2. LEARNING OUTCOMES

After completion of this module, learners will be able to:

1. Explain the concept of Program Evaluation.

2. Explain different types of Program Evaluation.

3. Signify the role of stakeholders in Program Evaluation.

4. Discuss the benchmarks of Credible Evaluation.

3. PROGRAM EVALUATION

Program evaluation is a systematic method of collecting, analysing, and using information to answer questions about programs particularly about their effectiveness and efficiency. In both the public and private sectors, stakeholders often want to know whether the programs they are funding, implementing, voting for, receiving or objecting to are producing the intended effect. Program evaluations can involve both quantitative and qualitative methods of social research. People who do program evaluation come from many different backgrounds, such as sociology, psychology, economics, social work, and public policy.

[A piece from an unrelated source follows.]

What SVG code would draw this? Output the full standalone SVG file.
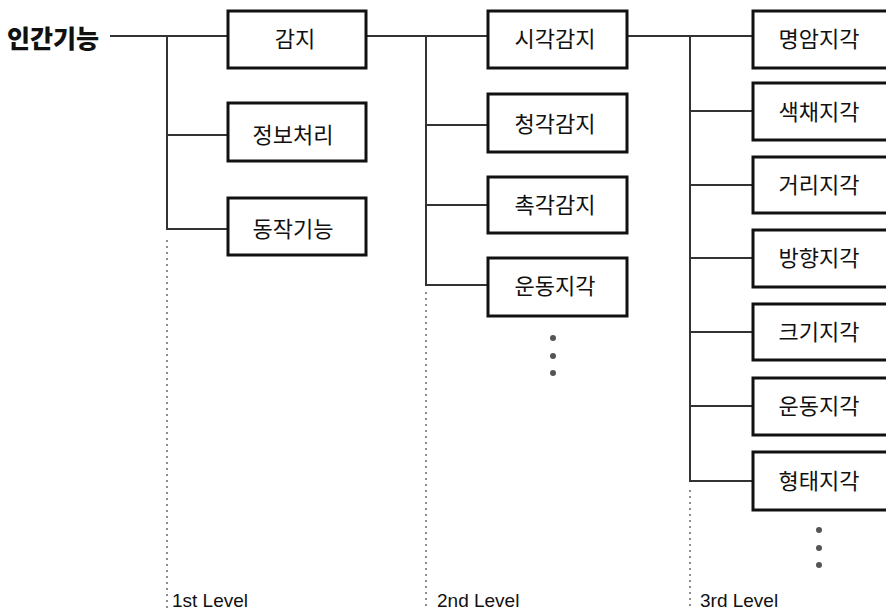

Some graduate schools also have specific training programs for program evaluation.

Program evaluation consists of those activities undertaken to judge the worth or utility of a program in improving some specified aspect of an educational system. Evaluations may be conducted for programs of any size or scope, ranging from an arithmetic program in a particular school to an international consortium on metric education. Examples of program evaluations might include evaluation of a national bilingual education program, a university’s pre-service program for training urban administrators, a ministry of education’s staff developme nt program, or a local parent education resource centre.

Key Considerations:

Consider the following key questions when designing a program evaluation:
For what purposes is the evaluation being done, i.e., what do you want to be able to decide as a result of the evaluation?
What are the kinds of information needed to make the decision or enlighten your intended audiences?From what sources should the information be collected?
How can that information be collected in a systematic and reasonable fashion, e.g., questionnaires, interviews, examining documentation, observing customers or employees, conducting focus group discussions among customers or employees, etc.
When is the information needed?
What resources are available to collect the information?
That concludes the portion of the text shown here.